Here at the Fool, we tend to judge companies on their merits as potential investments -- their margins, their moat, that kind of stuff.
But there's another way to sift the good companies from the bad: We can ask whether they're good corporate citizens.
Let's face it -- companies are in business to make money. There are many different ways to grow that bottom line, but some companies can do so and still leave the world a better place. Many of those companies appear on indexes devoted to that ideal, such as the Domini 400 Social Index maintained by KLD Research & Analytics.
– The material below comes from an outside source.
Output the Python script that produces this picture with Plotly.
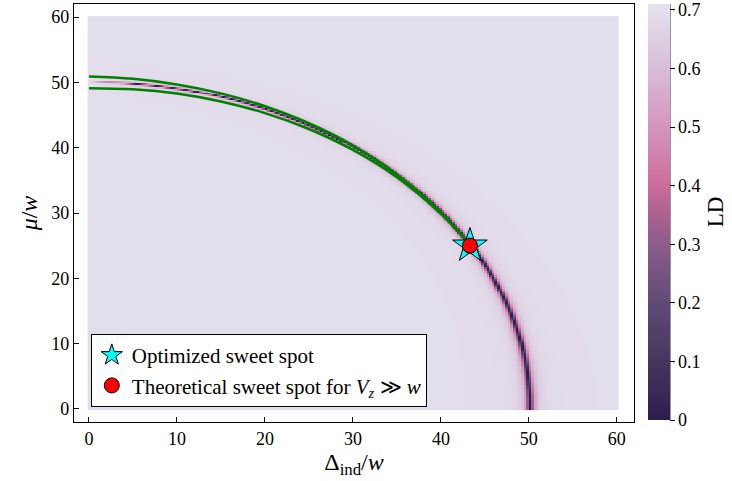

A short while back, The Motley Fool's editorial team got together to determine which companies best follow that path. We came up with the following list, and we need your help to determine which will wear the honorary jester cap for being most socially responsible.
Chipotle Mexican Grill
Whole Foods Market
Healthy fast food
Chipotle makes the list for a couple of reasons. First, its "Food With Integrity" program keeps the company focused on serving "natural" food, including animals raised on smaller, non-factory, free-range farms. The sour cream, for instance, comes from cows that have never received recombinant bovine growth hormone. Does the food taste better? CEO Steve Ells believes so, and he's working to increase the amount of food his company purchases from such sources. Second, the company provides health benefits, a 401(k) plan, and paid vacation for all of its employees -- even the hourly ones who put together your meal. Not your typical fast-food joint.
Retail? Employee relations? No contradiction.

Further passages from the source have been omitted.